> [EXERCISE BRIEF]: Copy all the data exactly, except the pictures.

> [SOURCE EXCERPT]:
..........

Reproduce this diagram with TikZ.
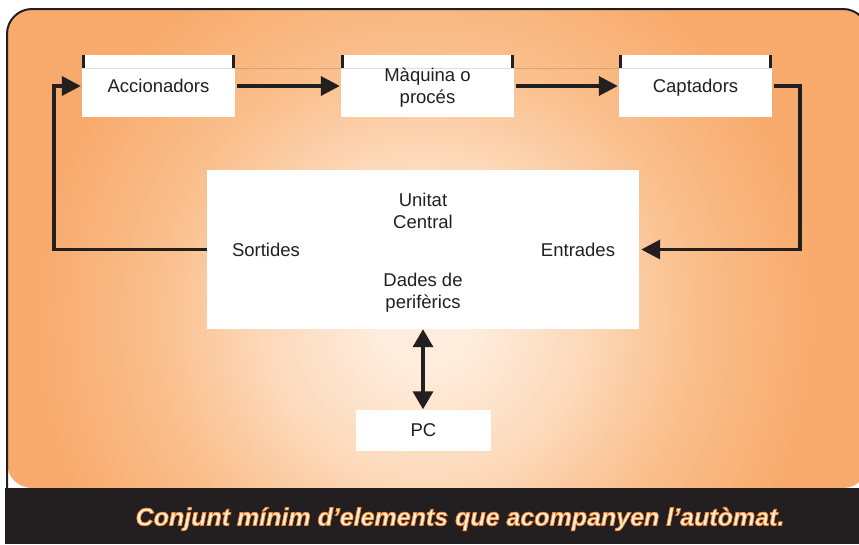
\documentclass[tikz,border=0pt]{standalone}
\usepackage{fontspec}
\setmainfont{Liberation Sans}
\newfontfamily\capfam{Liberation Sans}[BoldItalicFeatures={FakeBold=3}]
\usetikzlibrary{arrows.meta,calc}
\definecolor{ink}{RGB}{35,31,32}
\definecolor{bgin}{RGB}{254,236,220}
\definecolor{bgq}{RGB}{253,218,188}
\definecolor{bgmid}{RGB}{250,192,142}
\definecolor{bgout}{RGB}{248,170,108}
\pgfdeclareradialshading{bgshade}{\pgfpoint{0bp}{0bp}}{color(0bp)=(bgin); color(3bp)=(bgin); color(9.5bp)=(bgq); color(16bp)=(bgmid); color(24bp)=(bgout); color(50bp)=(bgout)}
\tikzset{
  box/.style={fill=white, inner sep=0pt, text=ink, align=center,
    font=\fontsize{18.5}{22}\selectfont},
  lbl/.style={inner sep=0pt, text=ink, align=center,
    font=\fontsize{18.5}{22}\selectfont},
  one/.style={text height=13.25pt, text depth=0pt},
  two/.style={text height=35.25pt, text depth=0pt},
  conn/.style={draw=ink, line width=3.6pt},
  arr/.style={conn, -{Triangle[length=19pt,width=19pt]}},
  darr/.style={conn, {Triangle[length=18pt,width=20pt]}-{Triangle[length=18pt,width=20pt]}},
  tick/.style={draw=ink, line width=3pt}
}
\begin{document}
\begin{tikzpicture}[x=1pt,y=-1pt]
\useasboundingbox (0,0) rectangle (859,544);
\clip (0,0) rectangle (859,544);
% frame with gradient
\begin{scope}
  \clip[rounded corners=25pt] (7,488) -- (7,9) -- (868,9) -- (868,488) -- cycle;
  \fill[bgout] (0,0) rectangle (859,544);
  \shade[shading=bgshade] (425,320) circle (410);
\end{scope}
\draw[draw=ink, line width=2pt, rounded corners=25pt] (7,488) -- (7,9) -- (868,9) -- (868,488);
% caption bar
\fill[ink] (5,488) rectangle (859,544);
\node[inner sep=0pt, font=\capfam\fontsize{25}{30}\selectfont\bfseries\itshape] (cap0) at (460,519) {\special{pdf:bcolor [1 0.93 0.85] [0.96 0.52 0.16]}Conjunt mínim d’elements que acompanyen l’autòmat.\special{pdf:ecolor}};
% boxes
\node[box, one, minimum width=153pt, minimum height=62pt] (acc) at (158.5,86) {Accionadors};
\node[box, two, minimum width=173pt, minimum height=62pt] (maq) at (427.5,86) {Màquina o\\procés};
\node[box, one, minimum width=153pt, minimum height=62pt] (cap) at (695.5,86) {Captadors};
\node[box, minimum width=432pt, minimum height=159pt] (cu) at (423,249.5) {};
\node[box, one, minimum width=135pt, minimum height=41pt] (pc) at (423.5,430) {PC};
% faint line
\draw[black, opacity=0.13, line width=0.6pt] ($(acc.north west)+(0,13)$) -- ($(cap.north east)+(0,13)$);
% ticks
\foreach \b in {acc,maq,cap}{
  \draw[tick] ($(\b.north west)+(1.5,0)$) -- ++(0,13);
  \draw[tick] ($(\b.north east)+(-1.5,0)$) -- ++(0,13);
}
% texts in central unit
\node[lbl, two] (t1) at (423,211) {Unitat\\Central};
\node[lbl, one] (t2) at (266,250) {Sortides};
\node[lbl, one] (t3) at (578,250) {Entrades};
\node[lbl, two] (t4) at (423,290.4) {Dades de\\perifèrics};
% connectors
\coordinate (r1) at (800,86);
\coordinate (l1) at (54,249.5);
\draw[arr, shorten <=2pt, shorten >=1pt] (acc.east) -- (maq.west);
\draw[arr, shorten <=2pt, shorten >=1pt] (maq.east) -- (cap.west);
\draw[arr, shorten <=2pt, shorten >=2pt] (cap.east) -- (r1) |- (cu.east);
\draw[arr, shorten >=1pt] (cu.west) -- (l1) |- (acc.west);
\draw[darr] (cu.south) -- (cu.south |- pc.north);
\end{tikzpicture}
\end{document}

..........

> [RESULT OF THE TASK]:
Reproduce this diagram with TikZ.
\documentclass[tikz,border=0pt]{standalone}
\usepackage{fontspec}
\setmainfont{Liberation Sans}
\newfontfamily\capfam{Liberation Sans}[BoldItalicFeatures={FakeBold=3}]
\usetikzlibrary{arrows.meta,calc}
\definecolor{ink}{RGB}{35,31,32}
\definecolor{bgin}{RGB}{254,236,220}
\definecolor{bgq}{RGB}{253,218,188}
\definecolor{bgmid}{RGB}{250,192,142}
\definecolor{bgout}{RGB}{248,170,108}
\pgfdeclareradialshading{bgshade}{\pgfpoint{0bp}{0bp}}{color(0bp)=(bgin); color(3bp)=(bgin); color(9.5bp)=(bgq); color(16bp)=(bgmid); color(24bp)=(bgout); color(50bp)=(bgout)}
\tikzset{
  box/.style={fill=white, inner sep=0pt, text=ink, align=center,
    font=\fontsize{18.5}{22}\selectfont},
  lbl/.style={inner sep=0pt, text=ink, align=center,
    font=\fontsize{18.5}{22}\selectfont},
  one/.style={text height=13.25pt, text depth=0pt},
  two/.style={text height=35.25pt, text depth=0pt},
  conn/.style={draw=ink, line width=3.6pt},
  arr/.style={conn, -{Triangle[length=19pt,width=19pt]}},
  darr/.style={conn, {Triangle[length=18pt,width=20pt]}-{Triangle[length=18pt,width=20pt]}},
  tick/.style={draw=ink, line width=3pt}
}
\begin{document}
\begin{tikzpicture}[x=1pt,y=-1pt]
\useasboundingbox (0,0) rectangle (859,544);
\clip (0,0) rectangle (859,544);
% frame with gradient
\begin{scope}
  \clip[rounded corners=25pt] (7,488) -- (7,9) -- (868,9) -- (868,488) -- cycle;
  \fill[bgout] (0,0) rectangle (859,544);
  \shade[shading=bgshade] (425,320) circle (410);
\end{scope}
\draw[draw=ink, line width=2pt, rounded corners=25pt] (7,488) -- (7,9) -- (868,9) -- (868,488);
% caption bar
\fill[ink] (5,488) rectangle (859,544);
\node[inner sep=0pt, font=\capfam\fontsize{25}{30}\selectfont\bfseries\itshape] (cap0) at (460,519) {\special{pdf:bcolor [1 0.93 0.85] [0.96 0.52 0.16]}Conjunt mínim d’elements que acompanyen l’autòmat.\special{pdf:ecolor}};
% boxes
\node[box, one, minimum width=153pt, minimum height=62pt] (acc) at (158.5,86) {Accionadors};
\node[box, two, minimum width=173pt, minimum height=62pt] (maq) at (427.5,86) {Màquina o\\procés};
\node[box, one, minimum width=153pt, minimum height=62pt] (cap) at (695.5,86) {Captadors};
\node[box, minimum width=432pt, minimum height=159pt] (cu) at (423,249.5) {};
\node[box, one, minimum width=135pt, minimum height=41pt] (pc) at (423.5,430) {PC};
% faint line
\draw[black, opacity=0.13, line width=0.6pt] ($(acc.north west)+(0,13)$) -- ($(cap.north east)+(0,13)$);
% ticks
\foreach \b in {acc,maq,cap}{
  \draw[tick] ($(\b.north west)+(1.5,0)$) -- ++(0,13);
  \draw[tick] ($(\b.north east)+(-1.5,0)$) -- ++(0,13);
}
% texts in central unit
\node[lbl, two] (t1) at (423,211) {Unitat\\Central};
\node[lbl, one] (t2) at (266,250) {Sortides};
\node[lbl, one] (t3) at (578,250) {Entrades};
\node[lbl, two] (t4) at (423,290.4) {Dades de\\perifèrics};
% connectors
\coordinate (r1) at (800,86);
\coordinate (l1) at (54,249.5);
\draw[arr, shorten <=2pt, shorten >=1pt] (acc.east) -- (maq.west);
\draw[arr, shorten <=2pt, shorten >=1pt] (maq.east) -- (cap.west);
\draw[arr, shorten <=2pt, shorten >=2pt] (cap.east) -- (r1) |- (cu.east);
\draw[arr, shorten >=1pt] (cu.west) -- (l1) |- (acc.west);
\draw[darr] (cu.south) -- (cu.south |- pc.north);
\end{tikzpicture}
\end{document}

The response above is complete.